▶ Collected data
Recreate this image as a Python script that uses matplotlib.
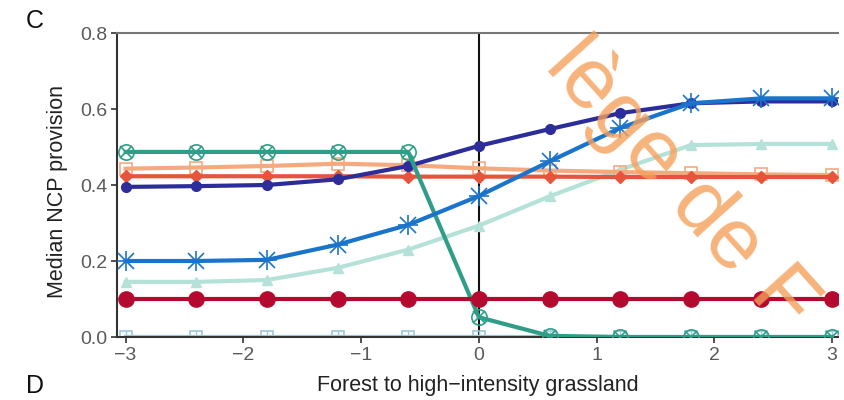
import matplotlib
matplotlib.use('Agg')
import matplotlib.pyplot as plt

plt.rcParams['font.family'] = ['Liberation Sans', 'DejaVu Sans']

# x positions along the land-use gradient
x = [-3, -2.4, -1.8, -1.2, -0.6, 0, 0.6, 1.2, 1.8, 2.4, 3]

# median NCP provision per series
navy_vals = [0.395, 0.397, 0.400, 0.415, 0.450, 0.503, 0.547, 0.589, 0.615, 0.620, 0.620]
blue_vals = [0.200, 0.200, 0.203, 0.243, 0.295, 0.371, 0.462, 0.550, 0.615, 0.628, 0.628]
lteal_vals = [0.145, 0.145, 0.150, 0.182, 0.230, 0.293, 0.370, 0.440, 0.505, 0.508, 0.508]
green_vals = [0.487, 0.487, 0.487, 0.487, 0.487, 0.052, 0.003, 0.0, 0.0, 0.0, 0.0]
lorange_vals = [0.443, 0.446, 0.450, 0.456, 0.452, 0.444, 0.438, 0.434, 0.431, 0.428, 0.426]
redor_vals = [0.423, 0.423, 0.423, 0.423, 0.422, 0.422, 0.422, 0.421, 0.421, 0.421, 0.421]
crimson_vals = [0.100, 0.100, 0.100, 0.100, 0.100, 0.100, 0.100, 0.100, 0.100, 0.100, 0.100]
lblue_vals = [0.0, 0.0, 0.0, 0.0, 0.0, 0.0, 0.0, 0.0, 0.0, 0.0, 0.0]

yticks = [0.0, 0.2, 0.4, 0.6, 0.8]
xticks = [-3, -2, -1, 0, 1, 2, 3]

fig = plt.figure(figsize=(8.44, 4), dpi=100)
ax = fig.add_axes([117/844, 63/400, (838-117)/844, 304/400])

lw = 3
# bottom layers first
ax.plot(x, lblue_vals, color='#9cc8d8', lw=lw, marker='s', ms=8, mfc='none', mew=1.2, zorder=2)
ax.plot(x, lblue_vals, color='#9cc8d8', lw=0, marker='|', ms=8, mew=1.0, zorder=2)
ax.plot(x, lteal_vals, color='#b5e2d8', lw=lw, marker='^', ms=7, zorder=3)
ax.plot(x, lorange_vals, color='#f6a97e', lw=lw, marker='s', ms=8, mfc='none', mew=1.2, zorder=4)
ax.plot(x, redor_vals, color='#e6553b', lw=lw, marker='D', ms=6, zorder=5)
ax.plot(x, navy_vals, color='#2d2c9b', lw=lw, marker='o', ms=7, zorder=6)
ax.plot(x, green_vals, color='#2f9e88', lw=lw, marker='o', ms=11, mfc='none', mew=1.2, zorder=7)
ax.plot(x, green_vals, color='#2f9e88', lw=0, marker='x', ms=8, mew=1.2, zorder=7)
ax.plot(x, crimson_vals, color='#b50a30', lw=lw, marker='o', ms=11, zorder=8)
ax.plot(x, blue_vals, color='#1b74cc', lw=lw, marker='+', ms=15, mew=1.2, zorder=9)
ax.plot(x, blue_vals, color='#1b74cc', lw=0, marker='x', ms=11, mew=1.2, zorder=9)

ax.axvline(0, color='#111111', lw=1.5, zorder=1)

ax.set_xlim(-3.073, 3.05)
ax.set_ylim(0, 0.8)
ax.set_xticks(xticks)
ax.set_xticklabels(['\u22123', '\u22122', '\u22121', '0', '1', '2', '3'])
ax.set_yticks(yticks)
ax.set_yticklabels(['0.0', '0.2', '0.4', '0.6', '0.8'])
ax.tick_params(direction='out', length=4, width=1.2, color='#333333',
               labelcolor='#5a5a5a', labelsize=14, pad=3)

ax.spines['right'].set_visible(False)
ax.spines['top'].set_color('#777777')
ax.spines['left'].set_color('#333333')
ax.spines['bottom'].set_color('#333333')
for s in ['top', 'left', 'bottom']:
    ax.spines[s].set_linewidth(1.5)

ax.set_xlabel('Forest to high\u2212intensity grassland', fontsize=15.5, color='#222222')
ax.xaxis.set_label_coords(0.5, -0.125)
ax.set_ylabel('Median NCP provision', fontsize=15.5, color='#222222')
ax.yaxis.set_label_coords(-0.068, 0.48)

fig.text(35/844, 1 - 21/400, 'C', fontsize=18, ha='center', va='center', color='#111111')
fig.text(35/844, 1 - 386/400, 'D', fontsize=18, ha='center', va='center', color='#111111')

# watermark (only the part visible in the reference)
fig.text(680/844, 1 - 185/400, 'l\u00e8ge de F', fontsize=62, rotation=-48,
         ha='center', va='center', color='#f5a05a', alpha=0.8, zorder=20,
         rotation_mode='anchor')

fig.savefig('out.png', dpi=100)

▶ Challenge
Write out exactly the lines between the start of the data and the line with "1.8, 2.4, 3]", including both, but none of the pictures.

▶ Solution for this task
Recreate this image as a Python script that uses matplotlib.
import matplotlib
matplotlib.use('Agg')
import matplotlib.pyplot as plt

plt.rcParams['font.family'] = ['Liberation Sans', 'DejaVu Sans']

# x positions along the land-use gradient
x = [-3, -2.4, -1.8, -1.2, -0.6, 0, 0.6, 1.2, 1.8, 2.4, 3]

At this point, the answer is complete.